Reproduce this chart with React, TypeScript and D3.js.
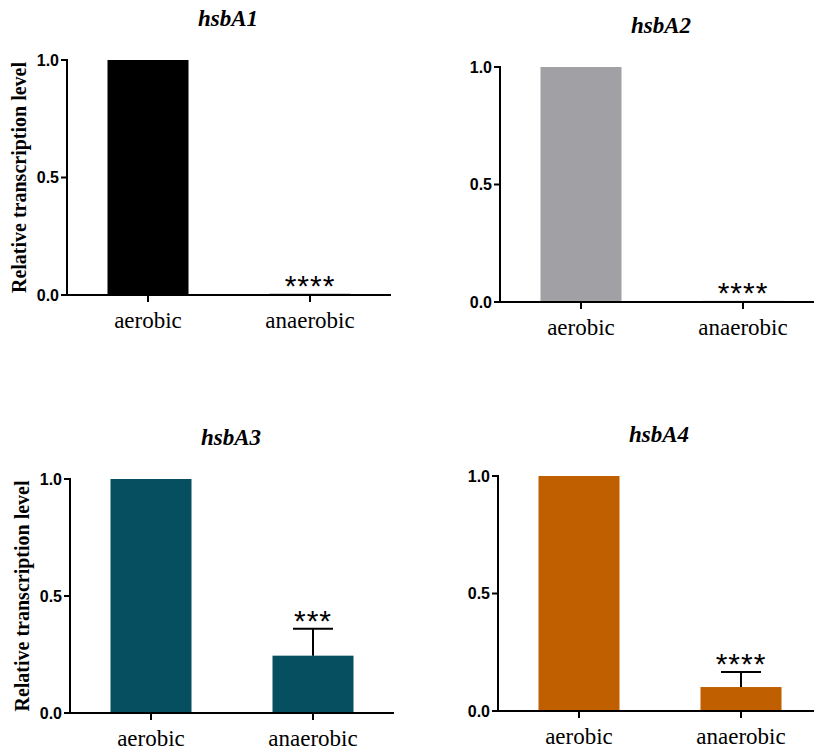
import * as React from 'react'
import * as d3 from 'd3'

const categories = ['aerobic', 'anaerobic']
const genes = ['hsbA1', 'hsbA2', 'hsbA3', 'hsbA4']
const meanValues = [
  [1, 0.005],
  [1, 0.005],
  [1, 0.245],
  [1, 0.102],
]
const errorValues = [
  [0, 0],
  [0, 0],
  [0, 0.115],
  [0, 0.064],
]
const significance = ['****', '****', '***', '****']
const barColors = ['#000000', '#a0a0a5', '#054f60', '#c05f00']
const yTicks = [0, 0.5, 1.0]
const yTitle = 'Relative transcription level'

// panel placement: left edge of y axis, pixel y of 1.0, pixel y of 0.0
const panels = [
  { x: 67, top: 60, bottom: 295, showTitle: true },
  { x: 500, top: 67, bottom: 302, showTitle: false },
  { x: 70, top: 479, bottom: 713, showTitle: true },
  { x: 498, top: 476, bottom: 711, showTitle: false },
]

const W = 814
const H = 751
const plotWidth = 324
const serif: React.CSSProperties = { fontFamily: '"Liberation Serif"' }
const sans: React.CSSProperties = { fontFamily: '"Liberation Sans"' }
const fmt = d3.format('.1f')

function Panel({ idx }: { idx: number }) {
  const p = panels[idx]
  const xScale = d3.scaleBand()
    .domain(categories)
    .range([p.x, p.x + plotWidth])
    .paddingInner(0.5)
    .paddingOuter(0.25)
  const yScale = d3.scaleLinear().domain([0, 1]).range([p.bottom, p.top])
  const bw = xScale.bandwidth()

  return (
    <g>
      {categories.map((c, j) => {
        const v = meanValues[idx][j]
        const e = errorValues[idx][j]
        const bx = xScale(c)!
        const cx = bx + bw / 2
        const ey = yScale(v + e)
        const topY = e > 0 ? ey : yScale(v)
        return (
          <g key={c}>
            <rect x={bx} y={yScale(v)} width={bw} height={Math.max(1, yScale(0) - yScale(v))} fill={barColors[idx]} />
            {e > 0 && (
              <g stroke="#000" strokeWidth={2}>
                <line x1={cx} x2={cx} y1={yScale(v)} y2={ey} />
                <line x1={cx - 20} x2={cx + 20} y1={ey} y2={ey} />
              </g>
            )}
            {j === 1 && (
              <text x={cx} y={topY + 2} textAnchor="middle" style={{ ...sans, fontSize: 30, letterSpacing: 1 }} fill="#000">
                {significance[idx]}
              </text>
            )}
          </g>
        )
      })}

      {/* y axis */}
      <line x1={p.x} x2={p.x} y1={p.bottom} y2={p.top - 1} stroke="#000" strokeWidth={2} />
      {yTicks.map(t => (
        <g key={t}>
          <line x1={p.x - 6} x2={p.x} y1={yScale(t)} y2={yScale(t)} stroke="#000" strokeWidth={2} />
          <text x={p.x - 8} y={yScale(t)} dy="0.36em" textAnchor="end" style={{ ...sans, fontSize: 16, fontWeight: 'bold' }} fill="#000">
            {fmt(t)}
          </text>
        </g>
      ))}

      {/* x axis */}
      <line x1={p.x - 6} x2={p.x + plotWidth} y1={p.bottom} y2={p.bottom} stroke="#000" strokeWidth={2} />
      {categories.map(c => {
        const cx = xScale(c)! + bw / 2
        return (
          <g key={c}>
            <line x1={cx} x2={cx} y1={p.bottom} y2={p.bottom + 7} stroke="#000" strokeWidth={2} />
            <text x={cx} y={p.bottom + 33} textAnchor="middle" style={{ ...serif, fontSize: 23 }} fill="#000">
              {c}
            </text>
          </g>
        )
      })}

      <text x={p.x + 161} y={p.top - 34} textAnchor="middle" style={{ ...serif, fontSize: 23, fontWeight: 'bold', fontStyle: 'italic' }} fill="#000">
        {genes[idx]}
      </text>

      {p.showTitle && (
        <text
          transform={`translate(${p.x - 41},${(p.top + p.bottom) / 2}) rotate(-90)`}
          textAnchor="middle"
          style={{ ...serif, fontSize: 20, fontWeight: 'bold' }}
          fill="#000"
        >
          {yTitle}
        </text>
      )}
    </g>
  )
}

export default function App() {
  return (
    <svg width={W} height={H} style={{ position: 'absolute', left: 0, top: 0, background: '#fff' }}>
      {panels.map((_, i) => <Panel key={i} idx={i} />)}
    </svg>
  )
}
+ + + + +
* **Task prompt**:
All of the lines above should be printed exactly, minus the pictures.

* **Answer in full**:
Reproduce this chart with React, TypeScript and D3.js.
import * as React from 'react'
import * as d3 from 'd3'

const categories = ['aerobic', 'anaerobic']
const genes = ['hsbA1', 'hsbA2', 'hsbA3', 'hsbA4']
const meanValues = [
  [1, 0.005],
  [1, 0.005],
  [1, 0.245],
  [1, 0.102],
]
const errorValues = [
  [0, 0],
  [0, 0],
  [0, 0.115],
  [0, 0.064],
]
const significance = ['****', '****', '***', '****']
const barColors = ['#000000', '#a0a0a5', '#054f60', '#c05f00']
const yTicks = [0, 0.5, 1.0]
const yTitle = 'Relative transcription level'

// panel placement: left edge of y axis, pixel y of 1.0, pixel y of 0.0
const panels = [
  { x: 67, top: 60, bottom: 295, showTitle: true },
  { x: 500, top: 67, bottom: 302, showTitle: false },
  { x: 70, top: 479, bottom: 713, showTitle: true },
  { x: 498, top: 476, bottom: 711, showTitle: false },
]

const W = 814
const H = 751
const plotWidth = 324
const serif: React.CSSProperties = { fontFamily: '"Liberation Serif"' }
const sans: React.CSSProperties = { fontFamily: '"Liberation Sans"' }
const fmt = d3.format('.1f')

function Panel({ idx }: { idx: number }) {
  const p = panels[idx]
  const xScale = d3.scaleBand()
    .domain(categories)
    .range([p.x, p.x + plotWidth])
    .paddingInner(0.5)
    .paddingOuter(0.25)
  const yScale = d3.scaleLinear().domain([0, 1]).range([p.bottom, p.top])
  const bw = xScale.bandwidth()

  return (
    <g>
      {categories.map((c, j) => {
        const v = meanValues[idx][j]
        const e = errorValues[idx][j]
        const bx = xScale(c)!
        const cx = bx + bw / 2
        const ey = yScale(v + e)
        const topY = e > 0 ? ey : yScale(v)
        return (
          <g key={c}>
            <rect x={bx} y={yScale(v)} width={bw} height={Math.max(1, yScale(0) - yScale(v))} fill={barColors[idx]} />
            {e > 0 && (
              <g stroke="#000" strokeWidth={2}>
                <line x1={cx} x2={cx} y1={yScale(v)} y2={ey} />
                <line x1={cx - 20} x2={cx + 20} y1={ey} y2={ey} />
              </g>
            )}
            {j === 1 && (
              <text x={cx} y={topY + 2} textAnchor="middle" style={{ ...sans, fontSize: 30, letterSpacing: 1 }} fill="#000">
                {significance[idx]}
              </text>
            )}
          </g>
        )
      })}

      {/* y axis */}
      <line x1={p.x} x2={p.x} y1={p.bottom} y2={p.top - 1} stroke="#000" strokeWidth={2} />
      {yTicks.map(t => (
        <g key={t}>
          <line x1={p.x - 6} x2={p.x} y1={yScale(t)} y2={yScale(t)} stroke="#000" strokeWidth={2} />
          <text x={p.x - 8} y={yScale(t)} dy="0.36em" textAnchor="end" style={{ ...sans, fontSize: 16, fontWeight: 'bold' }} fill="#000">
            {fmt(t)}
          </text>
        </g>
      ))}

      {/* x axis */}
      <line x1={p.x - 6} x2={p.x + plotWidth} y1={p.bottom} y2={p.bottom} stroke="#000" strokeWidth={2} />
      {categories.map(c => {
        const cx = xScale(c)! + bw / 2
        return (
          <g key={c}>
            <line x1={cx} x2={cx} y1={p.bottom} y2={p.bottom + 7} stroke="#000" strokeWidth={2} />
            <text x={cx} y={p.bottom + 33} textAnchor="middle" style={{ ...serif, fontSize: 23 }} fill="#000">
              {c}
            </text>
          </g>
        )
      })}

      <text x={p.x + 161} y={p.top - 34} textAnchor="middle" style={{ ...serif, fontSize: 23, fontWeight: 'bold', fontStyle: 'italic' }} fill="#000">
        {genes[idx]}
      </text>

      {p.showTitle && (
        <text
          transform={`translate(${p.x - 41},${(p.top + p.bottom) / 2}) rotate(-90)`}
          textAnchor="middle"
          style={{ ...serif, fontSize: 20, fontWeight: 'bold' }}
          fill="#000"
        >
          {yTitle}
        </text>
      )}
    </g>
  )
}

export default function App() {
  return (
    <svg width={W} height={H} style={{ position: 'absolute', left: 0, top: 0, background: '#fff' }}>
      {panels.map((_, i) => <Panel key={i} idx={i} />)}
    </svg>
  )
}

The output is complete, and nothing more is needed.